Nonvolatile Nematic Order Manipulated by Strain and Magnetic Field in a Layered Antiferromagnet

The operation mechanism of nematic liquid crystals lies in the control of their optical properties by the orientation of underlying nematic directors. In analogy, electronic nematicity refers to a state whose electronic properties spontaneously break rotation symmetries of the host crystalline lattice, leading to anisotropic electronic properties. In this talk, I will present our recent study on the switchable electronic nematic order in the layered chiral antiferromagnet CoTa3S6.[1] The nematicity manifests as both in-plane resistivity anisotropy and optical birefringence, emerging at a characteristic temperature T* distinct from the antiferromagnetic transition. This indicates an additional, independent symmetry-breaking mechanism.
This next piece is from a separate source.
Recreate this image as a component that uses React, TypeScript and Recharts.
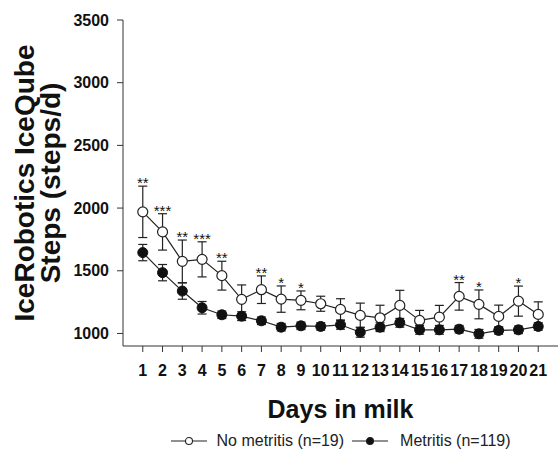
import React from "react";
import { LineChart, Line, XAxis, YAxis, ErrorBar, LabelList, Legend } from "recharts";

const days = [1, 2, 3, 4, 5, 6, 7, 8, 9, 10, 11, 12, 13, 14, 15, 16, 17, 18, 19, 20, 21];
const noMetritis = [1970, 1810, 1575, 1591, 1461, 1272, 1349, 1274, 1264, 1237, 1192, 1144, 1125, 1224, 1104, 1130, 1296, 1232, 1136, 1258, 1152];
const noMetritisSe = [205, 145, 170, 140, 115, 115, 110, 105, 75, 60, 85, 98, 100, 120, 80, 94, 110, 115, 90, 120, 100];
const metritis = [1645, 1485, 1338, 1205, 1149, 1138, 1101, 1050, 1061, 1056, 1069, 1010, 1050, 1085, 1029, 1029, 1034, 997, 1024, 1029, 1056];
const metritisSe = [65, 65, 65, 50, 30, 35, 30, 30, 30, 30, 35, 40, 35, 35, 35, 35, 30, 35, 30, 30, 30];
const stars = ["**", "***", "**", "***", "**", "", "**", "*", "*", "", "", "", "", "", "", "", "**", "*", "", "*", ""];
const yTicks = [1000, 1500, 2000, 2500, 3000, 3500];

const FONT = "'Liberation Sans', Arial, sans-serif";
const INK = "#222";

const data = days.map((day, i) => ({
  day,
  noMet: noMetritis[i],
  noMetSe: noMetritisSe[i],
  noMetTop: noMetritis[i] + noMetritisSe[i],
  met: metritis[i],
  metSe: metritisSe[i],
  stars: stars[i],
}));

const YLabel = ({ viewBox }: any) => {
  const cy = viewBox.y + viewBox.height / 2;
  const x1 = viewBox.x + 34;
  const x2 = viewBox.x + 60;
  const style = { fontFamily: FONT, fontSize: 28, fontWeight: 700, fill: "#111" };
  return (
    <g>
      <text x={x1} y={cy} transform={`rotate(-90, ${x1}, ${cy})`} textAnchor="middle" style={style}>
        IceRobotics IceQube
      </text>
      <text x={x2} y={cy} transform={`rotate(-90, ${x2}, ${cy})`} textAnchor="middle" style={style}>
        Steps (steps/d)
      </text>
    </g>
  );
};

const XLabel = ({ viewBox }: any) => (
  <text
    x={viewBox.x + viewBox.width / 2}
    y={viewBox.y + 72}
    textAnchor="middle"
    style={{ fontFamily: FONT, fontSize: 25, fontWeight: 700, fill: "#111" }}
  >
    Days in milk
  </text>
);

const StarLabel = (props: any) => {
  const { x, y, value } = props;
  if (!value) return null;
  return (
    <text x={x} y={y + 2} textAnchor="middle" fill="#111" style={{ fontFamily: FONT, fontSize: 15 }}>
      {value}
    </text>
  );
};

const LegendIcon = ({ filled }: { filled: boolean }) => (
  <svg width={36} height={12} style={{ display: "block" }}>
    <line x1={0} y1={6} x2={36} y2={6} stroke={INK} strokeWidth={1.2} />
    <circle cx={18} cy={6} r={3.5} fill={filled ? "#111" : "#fff"} stroke={INK} strokeWidth={1.1} />
  </svg>
);

const CustomLegend = () => (
  <div
    style={{
      height: 24,
      display: "flex",
      alignItems: "center",
      justifyContent: "center",
      fontFamily: FONT,
      fontSize: 16,
      color: "#222",
    }}
  >
    <LegendIcon filled={false} />
    <span style={{ marginLeft: 10, marginRight: 8 }}>No metritis (n=19)</span>
    <LegendIcon filled={true} />
    <span style={{ marginLeft: 12 }}>Metritis (n=119)</span>
  </div>
);

export default function App() {
  return (
    <div style={{ position: "absolute", left: 0, top: 0, background: "#fff" }}>
      <LineChart width={558} height={453} data={data} margin={{ top: 20, right: 0, bottom: 0, left: 0 }}>
        <XAxis
          dataKey="day"
          type="number"
          domain={[0, 22]}
          ticks={days}
          interval={0}
          height={83}
          tickSize={6}
          tickMargin={13}
          stroke="#333"
          tick={{ fontFamily: FONT, fontSize: 16, fontWeight: 700, fill: "#111" }}
          label={<XLabel />}
        />
        <YAxis
          type="number"
          domain={[900, 3500]}
          ticks={yTicks}
          width={123}
          tickSize={6}
          tickMargin={8}
          stroke="#333"
          allowDataOverflow
          tick={{ fontFamily: FONT, fontSize: 16, fontWeight: 700, fill: "#111" }}
          label={<YLabel />}
        />
        <Legend
          verticalAlign="bottom"
          content={<CustomLegend />}
          wrapperStyle={{ left: 123, width: 435, bottom: 0 }}
        />
        <Line
          dataKey="noMet"
          stroke={INK}
          strokeWidth={1.2}
          isAnimationActive={false}
          dot={{ r: 5, fill: "#fff", stroke: INK, strokeWidth: 1.2 }}
          activeDot={false}
        >
          <ErrorBar dataKey="noMetSe" direction="y" width={4.5} stroke={INK} strokeWidth={1.2} />
        </Line>
        <Line
          dataKey="met"
          stroke={INK}
          strokeWidth={1.2}
          isAnimationActive={false}
          dot={{ r: 5, fill: "#111", stroke: "#111", strokeWidth: 1 }}
          activeDot={false}
        >
          <ErrorBar dataKey="metSe" direction="y" width={4.5} stroke={INK} strokeWidth={1.2} />
        </Line>
        <Line
          dataKey="noMetTop"
          stroke="none"
          dot={false}
          activeDot={false}
          legendType="none"
          isAnimationActive={false}
        >
          <LabelList dataKey="stars" content={<StarLabel />} />
        </Line>
      </LineChart>
    </div>
  );
}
I will further show that the nematic order can be tuned either by an in-plane strain that explicitly breaks rotational symmetry or by an in-plane magnetic field, the latter exhibiting a pronounced non-volatile memory effect. Remarkably, a moderate out-of-plane magnetic field restores the three-fold rotational symmetry in transport. The resulting phase diagram reveals a rich interplay between electronic nematicity and the underlying spin textures, establishing CoTa3S6 as a versatile antiferromagnetic platform for exploring tunable symmetry-breaking phenomena.